--- Material provided ---

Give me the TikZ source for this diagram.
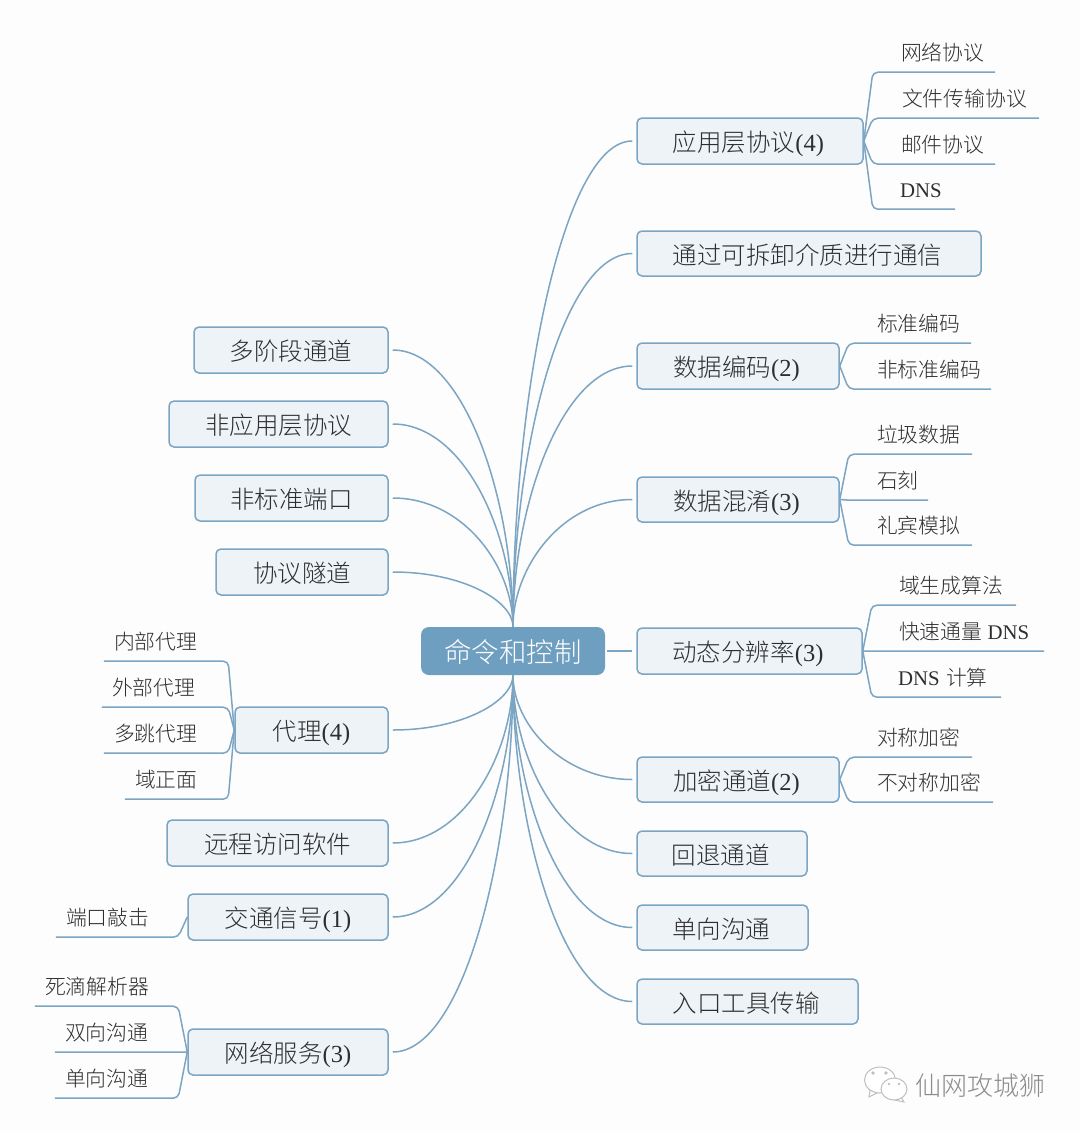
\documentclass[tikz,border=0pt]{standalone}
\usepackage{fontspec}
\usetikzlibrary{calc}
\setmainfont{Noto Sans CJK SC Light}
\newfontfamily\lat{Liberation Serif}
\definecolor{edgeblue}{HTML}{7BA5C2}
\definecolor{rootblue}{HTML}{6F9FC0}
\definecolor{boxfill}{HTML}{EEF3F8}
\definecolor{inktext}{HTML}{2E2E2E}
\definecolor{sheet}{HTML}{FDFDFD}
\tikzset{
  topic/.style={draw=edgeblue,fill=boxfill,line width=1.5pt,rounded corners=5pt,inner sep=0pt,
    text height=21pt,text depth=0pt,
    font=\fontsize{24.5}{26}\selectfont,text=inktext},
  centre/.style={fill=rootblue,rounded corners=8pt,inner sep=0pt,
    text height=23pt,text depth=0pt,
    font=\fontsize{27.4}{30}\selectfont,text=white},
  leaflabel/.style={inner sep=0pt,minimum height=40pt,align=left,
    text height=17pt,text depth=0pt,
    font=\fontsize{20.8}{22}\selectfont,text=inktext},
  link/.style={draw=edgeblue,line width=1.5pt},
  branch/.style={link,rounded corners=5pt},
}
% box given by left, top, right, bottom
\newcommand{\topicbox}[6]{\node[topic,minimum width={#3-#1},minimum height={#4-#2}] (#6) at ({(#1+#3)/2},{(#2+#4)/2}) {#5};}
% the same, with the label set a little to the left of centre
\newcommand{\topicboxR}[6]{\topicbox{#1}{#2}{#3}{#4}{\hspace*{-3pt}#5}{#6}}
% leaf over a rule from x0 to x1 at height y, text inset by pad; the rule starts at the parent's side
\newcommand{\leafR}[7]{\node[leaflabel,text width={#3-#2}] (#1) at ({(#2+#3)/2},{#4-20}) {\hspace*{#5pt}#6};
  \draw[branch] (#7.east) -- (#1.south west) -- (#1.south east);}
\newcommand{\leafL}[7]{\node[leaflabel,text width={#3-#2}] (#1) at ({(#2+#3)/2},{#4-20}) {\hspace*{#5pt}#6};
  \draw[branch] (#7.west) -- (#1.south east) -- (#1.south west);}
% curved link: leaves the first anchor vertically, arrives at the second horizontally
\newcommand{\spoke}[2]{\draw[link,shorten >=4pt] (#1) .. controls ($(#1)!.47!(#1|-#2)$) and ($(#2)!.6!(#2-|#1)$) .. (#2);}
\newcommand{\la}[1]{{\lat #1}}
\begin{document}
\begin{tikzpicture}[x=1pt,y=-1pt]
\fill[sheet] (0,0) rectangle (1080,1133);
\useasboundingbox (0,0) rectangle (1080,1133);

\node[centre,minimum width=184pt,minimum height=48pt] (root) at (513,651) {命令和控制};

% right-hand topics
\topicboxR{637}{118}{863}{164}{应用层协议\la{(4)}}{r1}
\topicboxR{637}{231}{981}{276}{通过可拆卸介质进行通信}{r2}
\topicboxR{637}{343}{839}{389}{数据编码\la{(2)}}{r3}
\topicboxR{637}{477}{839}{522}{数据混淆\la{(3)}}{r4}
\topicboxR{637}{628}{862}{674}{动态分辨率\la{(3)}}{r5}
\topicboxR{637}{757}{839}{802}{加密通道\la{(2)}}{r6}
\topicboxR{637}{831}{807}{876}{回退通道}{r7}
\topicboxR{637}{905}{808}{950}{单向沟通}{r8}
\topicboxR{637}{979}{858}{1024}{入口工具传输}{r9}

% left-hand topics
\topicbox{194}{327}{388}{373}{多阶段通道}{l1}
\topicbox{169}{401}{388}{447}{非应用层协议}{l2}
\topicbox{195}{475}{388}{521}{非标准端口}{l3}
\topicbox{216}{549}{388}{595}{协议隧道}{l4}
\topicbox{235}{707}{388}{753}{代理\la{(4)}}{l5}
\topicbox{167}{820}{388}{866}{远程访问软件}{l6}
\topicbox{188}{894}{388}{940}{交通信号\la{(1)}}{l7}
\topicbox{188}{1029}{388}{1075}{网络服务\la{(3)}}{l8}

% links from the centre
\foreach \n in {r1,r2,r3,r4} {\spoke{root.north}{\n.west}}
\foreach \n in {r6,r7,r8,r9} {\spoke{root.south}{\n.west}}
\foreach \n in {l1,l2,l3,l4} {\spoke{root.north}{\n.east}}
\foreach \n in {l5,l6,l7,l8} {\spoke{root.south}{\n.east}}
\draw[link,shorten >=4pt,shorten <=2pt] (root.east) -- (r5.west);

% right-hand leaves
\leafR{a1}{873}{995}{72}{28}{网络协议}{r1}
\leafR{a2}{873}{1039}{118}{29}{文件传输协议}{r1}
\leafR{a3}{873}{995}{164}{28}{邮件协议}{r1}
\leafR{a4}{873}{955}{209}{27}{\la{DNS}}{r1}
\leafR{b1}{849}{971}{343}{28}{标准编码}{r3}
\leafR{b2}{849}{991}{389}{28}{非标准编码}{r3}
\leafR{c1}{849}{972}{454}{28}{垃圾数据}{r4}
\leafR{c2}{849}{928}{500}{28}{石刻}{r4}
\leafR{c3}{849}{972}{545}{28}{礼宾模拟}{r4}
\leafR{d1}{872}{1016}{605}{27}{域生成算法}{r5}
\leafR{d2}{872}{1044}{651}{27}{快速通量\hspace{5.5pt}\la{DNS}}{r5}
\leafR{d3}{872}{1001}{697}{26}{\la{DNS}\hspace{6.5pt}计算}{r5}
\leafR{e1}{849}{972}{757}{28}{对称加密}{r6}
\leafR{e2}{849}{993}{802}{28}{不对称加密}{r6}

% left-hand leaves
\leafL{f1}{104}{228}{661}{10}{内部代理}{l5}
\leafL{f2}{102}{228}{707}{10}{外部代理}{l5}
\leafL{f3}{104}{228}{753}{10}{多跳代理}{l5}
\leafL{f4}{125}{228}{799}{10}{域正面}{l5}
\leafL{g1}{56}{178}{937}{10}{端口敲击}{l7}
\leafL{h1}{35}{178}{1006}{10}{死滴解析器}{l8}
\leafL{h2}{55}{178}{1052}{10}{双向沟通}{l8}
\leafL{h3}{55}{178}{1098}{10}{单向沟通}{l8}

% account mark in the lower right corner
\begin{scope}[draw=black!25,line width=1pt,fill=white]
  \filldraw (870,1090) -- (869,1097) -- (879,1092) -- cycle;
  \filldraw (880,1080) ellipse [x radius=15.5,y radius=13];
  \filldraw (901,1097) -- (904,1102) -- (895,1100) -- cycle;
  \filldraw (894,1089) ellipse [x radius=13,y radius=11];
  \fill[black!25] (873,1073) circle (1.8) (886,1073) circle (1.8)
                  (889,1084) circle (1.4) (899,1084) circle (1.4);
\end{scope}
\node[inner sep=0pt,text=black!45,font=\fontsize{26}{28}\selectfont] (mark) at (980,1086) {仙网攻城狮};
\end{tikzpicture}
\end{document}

---
--- Material provided ---

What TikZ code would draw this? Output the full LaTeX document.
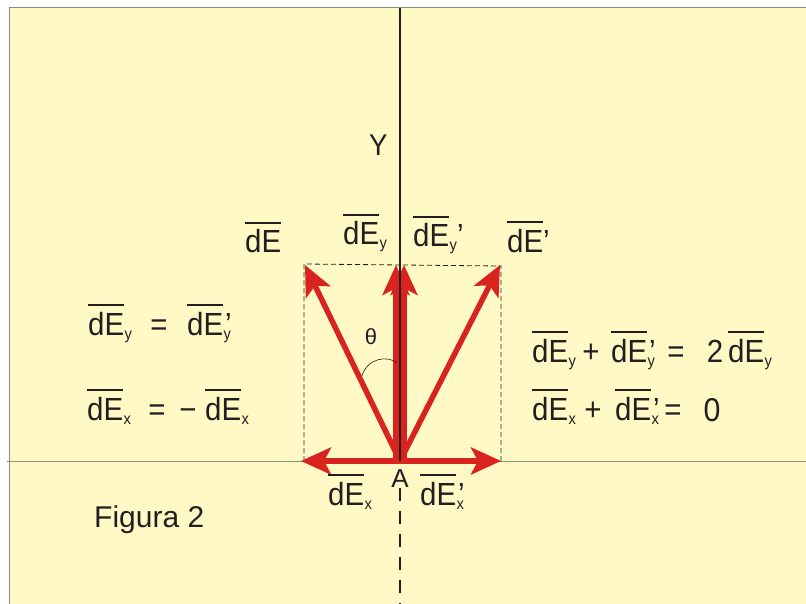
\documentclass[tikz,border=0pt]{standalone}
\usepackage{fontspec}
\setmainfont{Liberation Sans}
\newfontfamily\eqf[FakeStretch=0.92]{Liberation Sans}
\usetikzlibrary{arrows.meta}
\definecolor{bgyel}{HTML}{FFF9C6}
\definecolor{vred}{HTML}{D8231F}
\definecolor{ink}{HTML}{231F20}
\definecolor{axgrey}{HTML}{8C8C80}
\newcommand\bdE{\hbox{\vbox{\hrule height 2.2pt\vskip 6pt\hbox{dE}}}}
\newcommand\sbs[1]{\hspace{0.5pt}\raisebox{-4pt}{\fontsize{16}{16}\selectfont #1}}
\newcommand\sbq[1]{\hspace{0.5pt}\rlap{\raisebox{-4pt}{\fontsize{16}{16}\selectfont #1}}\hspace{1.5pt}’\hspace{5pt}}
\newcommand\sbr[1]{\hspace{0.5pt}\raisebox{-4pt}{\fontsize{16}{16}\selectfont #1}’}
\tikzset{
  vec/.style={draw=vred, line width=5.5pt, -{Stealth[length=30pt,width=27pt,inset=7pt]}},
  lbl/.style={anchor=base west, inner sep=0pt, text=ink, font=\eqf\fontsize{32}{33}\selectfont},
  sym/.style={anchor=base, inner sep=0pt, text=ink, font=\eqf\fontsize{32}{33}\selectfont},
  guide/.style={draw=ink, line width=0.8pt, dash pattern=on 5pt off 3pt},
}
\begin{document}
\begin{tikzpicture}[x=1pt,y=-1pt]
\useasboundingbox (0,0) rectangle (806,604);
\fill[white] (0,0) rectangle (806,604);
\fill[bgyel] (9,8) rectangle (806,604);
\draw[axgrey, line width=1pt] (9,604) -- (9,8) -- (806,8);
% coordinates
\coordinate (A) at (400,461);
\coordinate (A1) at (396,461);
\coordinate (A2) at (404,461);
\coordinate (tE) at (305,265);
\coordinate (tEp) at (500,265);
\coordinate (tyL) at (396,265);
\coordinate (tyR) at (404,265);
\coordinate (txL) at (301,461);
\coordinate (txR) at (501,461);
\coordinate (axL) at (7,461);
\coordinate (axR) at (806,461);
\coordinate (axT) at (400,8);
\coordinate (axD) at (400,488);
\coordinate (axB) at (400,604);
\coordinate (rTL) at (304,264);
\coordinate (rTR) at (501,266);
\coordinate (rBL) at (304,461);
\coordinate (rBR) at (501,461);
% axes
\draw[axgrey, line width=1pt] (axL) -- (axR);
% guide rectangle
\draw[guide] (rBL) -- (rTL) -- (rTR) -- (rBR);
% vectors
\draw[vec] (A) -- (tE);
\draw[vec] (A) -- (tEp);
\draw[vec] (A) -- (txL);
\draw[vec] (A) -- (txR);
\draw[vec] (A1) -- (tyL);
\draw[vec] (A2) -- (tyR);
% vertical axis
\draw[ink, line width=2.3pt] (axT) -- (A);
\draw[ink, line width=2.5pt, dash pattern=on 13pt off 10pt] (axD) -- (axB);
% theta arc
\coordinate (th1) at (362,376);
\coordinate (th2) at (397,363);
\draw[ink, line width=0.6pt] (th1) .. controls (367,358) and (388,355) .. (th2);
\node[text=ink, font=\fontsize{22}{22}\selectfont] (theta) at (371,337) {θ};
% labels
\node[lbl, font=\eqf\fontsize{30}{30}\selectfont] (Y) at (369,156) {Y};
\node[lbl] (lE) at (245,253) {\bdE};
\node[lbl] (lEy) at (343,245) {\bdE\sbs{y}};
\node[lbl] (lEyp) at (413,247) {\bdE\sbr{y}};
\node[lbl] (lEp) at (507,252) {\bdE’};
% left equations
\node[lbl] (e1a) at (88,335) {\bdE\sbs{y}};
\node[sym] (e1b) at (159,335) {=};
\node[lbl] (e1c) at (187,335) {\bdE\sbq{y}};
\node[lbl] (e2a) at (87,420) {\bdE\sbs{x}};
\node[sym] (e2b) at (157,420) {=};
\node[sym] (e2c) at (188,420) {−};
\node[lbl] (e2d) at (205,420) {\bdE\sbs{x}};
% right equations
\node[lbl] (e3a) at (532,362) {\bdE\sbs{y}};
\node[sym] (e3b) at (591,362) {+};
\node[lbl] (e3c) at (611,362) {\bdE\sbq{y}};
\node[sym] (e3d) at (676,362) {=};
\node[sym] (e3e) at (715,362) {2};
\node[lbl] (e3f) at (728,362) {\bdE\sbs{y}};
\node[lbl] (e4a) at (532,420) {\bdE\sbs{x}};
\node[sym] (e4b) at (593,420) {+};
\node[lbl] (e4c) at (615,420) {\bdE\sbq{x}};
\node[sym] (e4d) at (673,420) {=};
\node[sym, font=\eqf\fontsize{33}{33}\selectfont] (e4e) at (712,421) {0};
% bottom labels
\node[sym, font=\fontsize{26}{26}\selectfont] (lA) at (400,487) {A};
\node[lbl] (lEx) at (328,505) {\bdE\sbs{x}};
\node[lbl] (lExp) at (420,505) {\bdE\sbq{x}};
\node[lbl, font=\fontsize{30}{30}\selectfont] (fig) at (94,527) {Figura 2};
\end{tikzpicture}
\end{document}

---

▶ Task goal
Return a copy of every line that includes the word "this".

▶ Response to the exercise
Give me the TikZ source for this diagram.
What TikZ code would draw this? Output the full LaTeX document.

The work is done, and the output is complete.